To keep things simple, use your brand’s messaging matrix in the following three ways:
- Reference your messaging matrix before every marketing project.
Use it to confirm the needs of the target audience and the best ways to frame your brand’s position and key benefits to that audience segment.
- Create communications that reinforce brand positioning and benefits by audience segment.
Build your marketing communications based on the best ways to reinforce your brand and key benefits with each of your target audiences (See Fig. 3).
- Review communications to ensure your teams are building equity in your brand.
Check your final project against the strategy to ensure your messaging reinforces the ongoing strategy for building your brand with each of your target audiences.

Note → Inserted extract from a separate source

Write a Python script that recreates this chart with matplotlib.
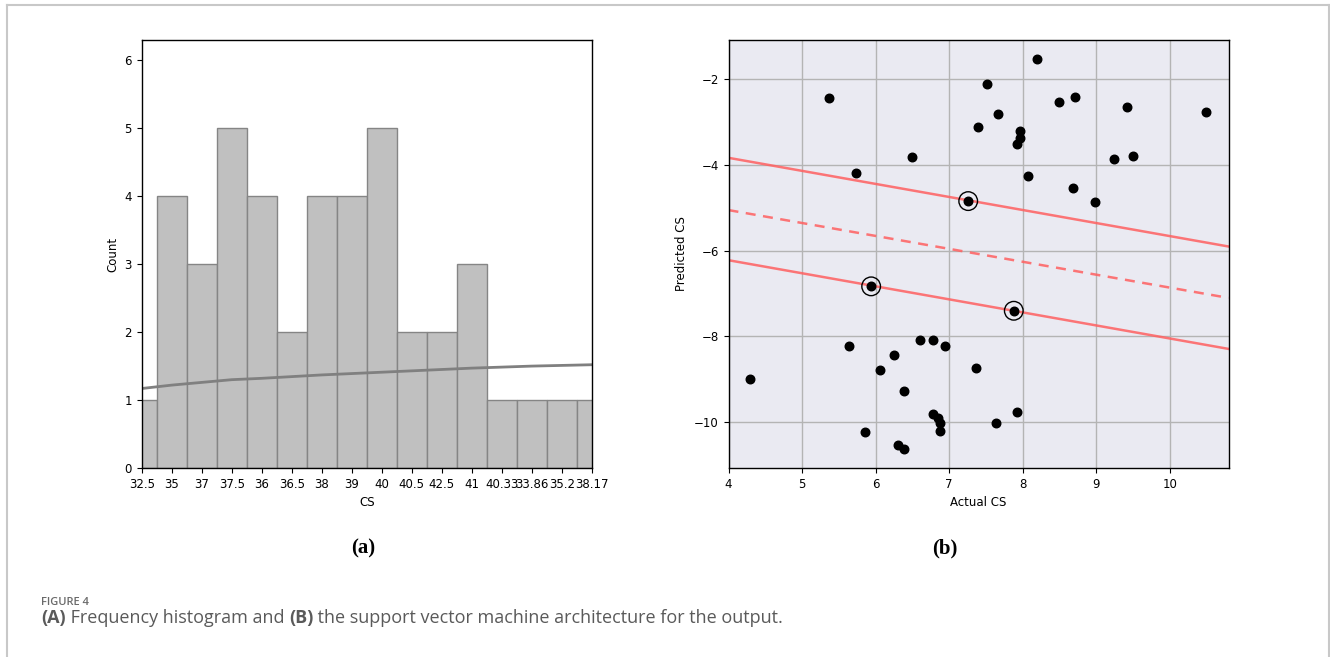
import matplotlib
matplotlib.use("Agg")
import matplotlib.pyplot as plt
from matplotlib.lines import Line2D
import numpy as np

# ---------------- data ----------------
hist_labels = ["32.5", "35", "37", "37.5", "36", "36.5", "38", "39", "40",
               "40.5", "42.5", "41", "40.33", "33.86", "35.2", "38.17"]
hist_counts = [1, 4, 3, 5, 4, 2, 4, 4, 5, 2, 2, 3, 1, 1, 1, 1]
kde_values = [1.17, 1.22, 1.26, 1.30, 1.32, 1.345, 1.37, 1.39, 1.41,
              1.43, 1.45, 1.47, 1.485, 1.50, 1.51, 1.52]

actual_cs = [5.37, 5.73, 6.50, 7.52, 7.39, 7.67, 7.97, 7.97, 7.93, 8.20,
             8.07, 8.49, 8.71, 8.69, 8.99, 9.24, 9.42, 9.50, 10.49,
             7.26, 5.94, 7.88,
             4.29, 5.64, 5.86, 6.06, 6.25, 6.30, 6.38, 6.39, 6.60, 6.78,
             6.95, 6.78, 6.85, 6.88, 6.88, 7.36, 7.64, 7.93]
predicted_cs = [-2.43, -4.19, -3.81, -2.10, -3.11, -2.81, -3.21, -3.36, -3.51, -1.53,
                -4.25, -2.53, -2.40, -4.54, -4.87, -3.86, -2.64, -3.78, -2.75,
                -4.84, -6.83, -7.40,
                -9.00, -8.22, -10.22, -8.79, -8.43, -10.54, -10.63, -9.27, -8.09, -8.09,
                -8.22, -9.81, -9.90, -10.03, -10.20, -8.73, -10.03, -9.76]
sv_actual = [7.26, 5.94, 7.88]
sv_predicted = [-4.84, -6.83, -7.40]

line_x = [4.0, 10.8]
decision_y = [-5.05, -7.10]
upper_margin_y = [-3.83, -5.90]
lower_margin_y = [-6.22, -8.29]

# ---------------- figure ----------------
W, H = 1330, 657
fig = plt.figure(figsize=(W / 100, H / 100), dpi=100)
fig.patch.set_facecolor("white")

def ax_rect(x0, y0, x1, y1):
    return [x0 / W, 1 - y1 / H, (x1 - x0) / W, (y1 - y0) / H]

tick_fs = 8.5

# ---- (a) histogram ----
ax1 = fig.add_axes(ax_rect(141.7, 40, 591.7, 468))
pos = np.arange(len(hist_counts))
ax1.bar(pos, hist_counts, width=1.0, align="center", color="#c0c0c0",
        edgecolor="#858585", linewidth=1.0)
ax1.plot(pos, kde_values, color="#808080", linewidth=2)
ax1.set_xlim(0, len(hist_counts) - 1)
ax1.set_ylim(0, 6.3)
ax1.set_xticks(pos)
ax1.set_xticklabels(hist_labels, fontsize=tick_fs)
ax1.set_yticks(range(0, 7))
ax1.tick_params(axis="y", labelsize=tick_fs)
ax1.set_xlabel("CS", fontsize=tick_fs)
ax1.set_ylabel("Count", fontsize=tick_fs)
for s in ax1.spines.values():
    s.set_color("black")
    s.set_linewidth(1.0)

# ---- (b) SVM plot ----
ax2 = fig.add_axes(ax_rect(728.5, 40, 1228.5, 468))
ax2.set_facecolor("#eaeaf2")
ax2.grid(True, color="#b4b4b4", linewidth=1.0)
ax2.set_axisbelow(True)
ax2.plot(line_x, upper_margin_y, color="#ff6060", alpha=0.85, linewidth=1.8)
ax2.plot(line_x, decision_y, color="#ff6060", alpha=0.85, linewidth=1.8,
         linestyle=(0, (4, 3)))
ax2.plot(line_x, lower_margin_y, color="#ff6060", alpha=0.85, linewidth=1.8)
ax2.scatter(actual_cs, predicted_cs, s=38, color="black", zorder=3)
ax2.scatter(sv_actual, sv_predicted, s=180, facecolors="none",
            edgecolors="black", linewidths=1.0, zorder=4)
ax2.set_xlim(4, 10.8)
ax2.set_ylim(-11.07, -1.08)
ax2.set_xticks([4, 5, 6, 7, 8, 9, 10])
ax2.set_yticks([-10, -8, -6, -4, -2])
ax2.set_yticklabels(["\u221210", "\u22128", "\u22126", "\u22124", "\u22122"])
ax2.tick_params(labelsize=tick_fs)
ax2.set_xlabel("Actual CS", fontsize=tick_fs)
ax2.set_ylabel("Predicted CS", fontsize=tick_fs)
for s in ax2.spines.values():
    s.set_color("black")
    s.set_linewidth(1.0)

# ---- panel labels ----
fig.text(363 / W, 1 - 548 / H, "(a)", fontsize=15, fontweight="bold",
         family="Liberation Serif", ha="center", va="center")
fig.text(945 / W, 1 - 548 / H, "(b)", fontsize=15, fontweight="bold",
         family="Liberation Serif", ha="center", va="center")

# ---- caption ----
cap_color = "#5a5a5a"
cap_fs = 13
fig.text(41 / W, 1 - 605 / H, "FIGURE 4", fontsize=8.0, fontweight="semibold",
         family="Open Sans", color="#6a6a6a", ha="left", va="baseline")
t1 = fig.text(41 / W, 1 - 623 / H, "(A)", fontsize=cap_fs, fontweight="bold",
              family="Open Sans", color=cap_color, ha="left", va="baseline")
fig.canvas.draw()
r = fig.canvas.get_renderer()

def place_after(prev, txt, bold):
    bb = prev.get_window_extent(renderer=r)
    return fig.text(bb.x1 / W, 1 - 623 / H, txt, fontsize=cap_fs,
                    fontweight="bold" if bold else "normal",
                    family="Open Sans", color=cap_color, ha="left", va="baseline")

t2 = place_after(t1, " Frequency histogram and ", False)
t3 = place_after(t2, "(B)", True)
t4 = place_after(t3, " the support vector machine architecture for the output.", False)

# ---- outer frame (left, top, right) ----
frame_c = "#c8c8c8"
fig.add_artist(Line2D([6.5 / W, 6.5 / W], [0, 1 - 5 / H], color=frame_c, linewidth=1.5,
                      transform=fig.transFigure))
fig.add_artist(Line2D([6.5 / W, 1328.5 / W], [1 - 5 / H, 1 - 5 / H], color=frame_c,
                      linewidth=1.5, transform=fig.transFigure))
fig.add_artist(Line2D([1328.5 / W, 1328.5 / W], [0, 1 - 5 / H], color=frame_c,
                      linewidth=1.5, transform=fig.transFigure))

fig.savefig("out.png", dpi=100)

If your teams are trying to add more types of information or use the messaging matrix in other ways, you might find they’re really needing to look at one of your organization’s other marketing communications documents, such as the brand guidelines, messaging guidelines or buyer personas. If you don’t have any of these in place, it could also be a sign that your business needs to create them, rather than add extra elements to the company marketing matrix that do not typically appear on it.
Final thoughts
With proper use, your company’s messaging matrix will become a key pillar of your overall messaging strategy. Your brand’s messaging matrix will serve as starting and reference points for every communication about your business to ensure you continue to build long-term equity in your brand, while shortening the sales cycle.